Microsoft will jetzt 225 Millionen Dollar zu Zinsen unter dem Marktniveau an Immobilien-Entwickler verleihen, damit sie günstigeren Wohnraum bauen können. Weitere 250 Millionen Dollar sollen als Kredite zu marktüblichen Konditionen Wohnungen für Menschen mit niedrigen Einkommen unterstützen. Sie sollten denjenigen helfen, die weniger als 60 Prozent des lokalen Durchschnittseinkommens verdienten, schrieb die «Seattle Times»

Das Problem lässt sich eins zu eins nach Deutschland übertragen, Beispiel München: BMW, Google, Siemens, Microsoft – die Stadt beheimatet immer mehr Tech-Riesen und teure Fachkräfte. Die Folge: die Mieten steigen und steigen, »Normalverdiener« müssen aufs Umland ausweichen. Die Pendlerzahlen liegen auf Rekord-Niveau, Stau inklusive. 

Bezahlbaren Wohnraum für Bedürftige zu schaffen und die Wohnungsnot zu lindern, diese Idee hatte der Augsburger Jakob Fugger bereits im 16. Jahrhundert. Seit 1523 gibt es die Wohnsiedlung für bedürftige Augsburger, ursprünglich bestehend aus frommen – und damit für Fugger »würdigen« - Armen, Tagelöhnern, Handwerkern und ihren Familien. Sie konnten innerhalb und außerhalb der Fuggerei ihrem Broterwerb nachgehen und sollten im Fall der wirtschaftlichen Erholung wieder ausziehen.
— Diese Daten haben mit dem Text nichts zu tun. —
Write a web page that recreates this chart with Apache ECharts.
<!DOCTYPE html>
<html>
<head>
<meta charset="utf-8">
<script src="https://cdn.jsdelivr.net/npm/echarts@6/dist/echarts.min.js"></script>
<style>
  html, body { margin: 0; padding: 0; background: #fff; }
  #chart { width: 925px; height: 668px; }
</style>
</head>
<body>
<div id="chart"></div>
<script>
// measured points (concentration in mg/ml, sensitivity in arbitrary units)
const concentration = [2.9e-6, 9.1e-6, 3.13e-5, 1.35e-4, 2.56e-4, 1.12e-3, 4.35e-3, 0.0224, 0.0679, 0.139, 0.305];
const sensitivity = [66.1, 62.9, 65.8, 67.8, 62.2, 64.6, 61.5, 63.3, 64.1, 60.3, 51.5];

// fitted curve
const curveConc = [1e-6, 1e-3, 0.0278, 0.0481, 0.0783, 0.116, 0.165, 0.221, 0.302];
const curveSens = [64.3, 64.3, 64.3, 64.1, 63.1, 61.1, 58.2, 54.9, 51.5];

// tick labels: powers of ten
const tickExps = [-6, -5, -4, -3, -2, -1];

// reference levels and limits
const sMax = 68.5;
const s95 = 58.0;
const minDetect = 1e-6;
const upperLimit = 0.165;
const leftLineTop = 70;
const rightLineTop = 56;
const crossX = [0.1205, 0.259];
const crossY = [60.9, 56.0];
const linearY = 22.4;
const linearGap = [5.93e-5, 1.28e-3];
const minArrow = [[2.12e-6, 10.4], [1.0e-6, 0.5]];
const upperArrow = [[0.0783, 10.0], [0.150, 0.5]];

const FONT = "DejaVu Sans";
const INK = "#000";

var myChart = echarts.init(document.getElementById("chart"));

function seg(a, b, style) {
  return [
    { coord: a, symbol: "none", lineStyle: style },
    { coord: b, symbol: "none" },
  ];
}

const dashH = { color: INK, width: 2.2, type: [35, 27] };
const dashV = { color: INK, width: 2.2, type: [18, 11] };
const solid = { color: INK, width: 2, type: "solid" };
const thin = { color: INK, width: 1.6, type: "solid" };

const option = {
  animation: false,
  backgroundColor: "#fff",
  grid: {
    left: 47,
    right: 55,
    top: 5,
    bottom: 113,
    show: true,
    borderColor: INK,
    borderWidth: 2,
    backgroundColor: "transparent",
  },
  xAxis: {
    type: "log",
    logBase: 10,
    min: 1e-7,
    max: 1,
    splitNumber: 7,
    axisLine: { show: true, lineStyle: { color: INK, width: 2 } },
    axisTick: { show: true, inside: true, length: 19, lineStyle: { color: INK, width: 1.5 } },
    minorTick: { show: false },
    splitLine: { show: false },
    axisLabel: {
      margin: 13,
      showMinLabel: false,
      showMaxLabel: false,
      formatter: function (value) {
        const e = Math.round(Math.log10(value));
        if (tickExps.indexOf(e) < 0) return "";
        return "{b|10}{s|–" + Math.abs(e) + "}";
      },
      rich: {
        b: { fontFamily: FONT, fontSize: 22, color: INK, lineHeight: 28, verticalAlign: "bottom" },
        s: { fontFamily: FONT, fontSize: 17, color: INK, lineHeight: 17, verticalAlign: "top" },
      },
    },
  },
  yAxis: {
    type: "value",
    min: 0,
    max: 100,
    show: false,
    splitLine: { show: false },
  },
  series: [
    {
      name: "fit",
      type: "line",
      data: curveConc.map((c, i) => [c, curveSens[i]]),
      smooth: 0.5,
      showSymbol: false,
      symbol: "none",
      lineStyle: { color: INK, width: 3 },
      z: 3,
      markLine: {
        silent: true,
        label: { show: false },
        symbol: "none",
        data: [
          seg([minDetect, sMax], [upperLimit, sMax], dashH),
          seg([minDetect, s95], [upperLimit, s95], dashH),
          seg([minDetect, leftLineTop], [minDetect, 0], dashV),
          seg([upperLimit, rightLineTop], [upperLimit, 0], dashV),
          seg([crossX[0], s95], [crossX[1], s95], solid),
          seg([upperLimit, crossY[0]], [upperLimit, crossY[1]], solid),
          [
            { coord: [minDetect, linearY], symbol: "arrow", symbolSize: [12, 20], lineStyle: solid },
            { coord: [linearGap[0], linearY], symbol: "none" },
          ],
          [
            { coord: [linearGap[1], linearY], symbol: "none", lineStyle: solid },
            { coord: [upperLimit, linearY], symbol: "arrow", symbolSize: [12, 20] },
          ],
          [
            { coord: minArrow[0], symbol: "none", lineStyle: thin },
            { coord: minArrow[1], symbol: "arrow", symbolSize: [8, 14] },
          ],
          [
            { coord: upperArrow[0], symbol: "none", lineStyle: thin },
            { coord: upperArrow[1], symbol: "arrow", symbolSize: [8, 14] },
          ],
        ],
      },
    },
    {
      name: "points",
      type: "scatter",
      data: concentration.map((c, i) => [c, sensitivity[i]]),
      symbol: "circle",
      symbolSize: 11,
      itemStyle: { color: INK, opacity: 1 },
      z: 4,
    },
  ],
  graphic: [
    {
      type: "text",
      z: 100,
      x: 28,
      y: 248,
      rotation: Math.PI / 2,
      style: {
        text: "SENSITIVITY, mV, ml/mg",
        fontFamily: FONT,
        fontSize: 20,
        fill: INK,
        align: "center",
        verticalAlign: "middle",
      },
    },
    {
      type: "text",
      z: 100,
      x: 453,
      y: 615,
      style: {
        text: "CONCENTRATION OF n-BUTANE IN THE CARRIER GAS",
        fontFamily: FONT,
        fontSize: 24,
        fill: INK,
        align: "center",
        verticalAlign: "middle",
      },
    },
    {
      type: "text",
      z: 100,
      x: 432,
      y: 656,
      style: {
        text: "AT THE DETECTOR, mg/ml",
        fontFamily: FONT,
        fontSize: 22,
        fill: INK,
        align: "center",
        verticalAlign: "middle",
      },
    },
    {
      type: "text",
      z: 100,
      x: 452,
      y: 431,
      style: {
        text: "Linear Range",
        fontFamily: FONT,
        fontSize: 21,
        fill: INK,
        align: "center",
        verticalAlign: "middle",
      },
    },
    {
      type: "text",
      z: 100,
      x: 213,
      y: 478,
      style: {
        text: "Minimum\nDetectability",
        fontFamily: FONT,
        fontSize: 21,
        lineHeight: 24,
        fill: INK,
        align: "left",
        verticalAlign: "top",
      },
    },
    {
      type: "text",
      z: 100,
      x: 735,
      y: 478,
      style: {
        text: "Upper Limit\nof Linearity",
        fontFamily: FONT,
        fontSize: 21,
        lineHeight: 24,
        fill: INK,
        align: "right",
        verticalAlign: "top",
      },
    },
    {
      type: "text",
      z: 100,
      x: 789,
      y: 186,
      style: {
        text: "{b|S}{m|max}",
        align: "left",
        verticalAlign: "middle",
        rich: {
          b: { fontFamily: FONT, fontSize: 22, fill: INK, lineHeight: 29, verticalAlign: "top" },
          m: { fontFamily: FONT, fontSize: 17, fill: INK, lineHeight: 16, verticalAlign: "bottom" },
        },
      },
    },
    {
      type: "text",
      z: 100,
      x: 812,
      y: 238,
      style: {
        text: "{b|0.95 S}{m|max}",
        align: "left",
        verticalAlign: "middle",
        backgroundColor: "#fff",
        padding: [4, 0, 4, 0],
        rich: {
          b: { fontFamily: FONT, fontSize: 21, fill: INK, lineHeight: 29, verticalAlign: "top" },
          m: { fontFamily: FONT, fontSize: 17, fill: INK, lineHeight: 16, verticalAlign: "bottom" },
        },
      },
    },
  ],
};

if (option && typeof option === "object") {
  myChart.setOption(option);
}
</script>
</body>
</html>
Noch in den Siebzigerjahren gab es in Deutschland laut Bundesverband deutscher Wohnungs- und Immobilienunternehmen (GdW) etwa 450.000 Werkswohnungen, allen voran bei den früheren Staatsunternehmen wie Deutsche Post und Deutsche Bahn, aber auch bei ehemaligen Chemiefirmen wie Degussa.

Die meisten wurden nach und nach privatisiert. Aber immer noch halten vor allem Konzerne Wohnraum für Beschäftigte vor, etwa BASF (bereits seit 1872), Bosch,  VW, Audi oder die Stadtwerke München.  Letztere halten derzeit rund 550 Wohnungen im Bestand, die ausschließlich an Mitarbeiterinnen und Mitarbeiter vermietet werden. In den nächsten Jahren sollen 500  zusätzliche fertiggestellt werden. Wermutstropfen: Vergünstigter Wohnraum ist als geldwerter Vorteil zu versteuern.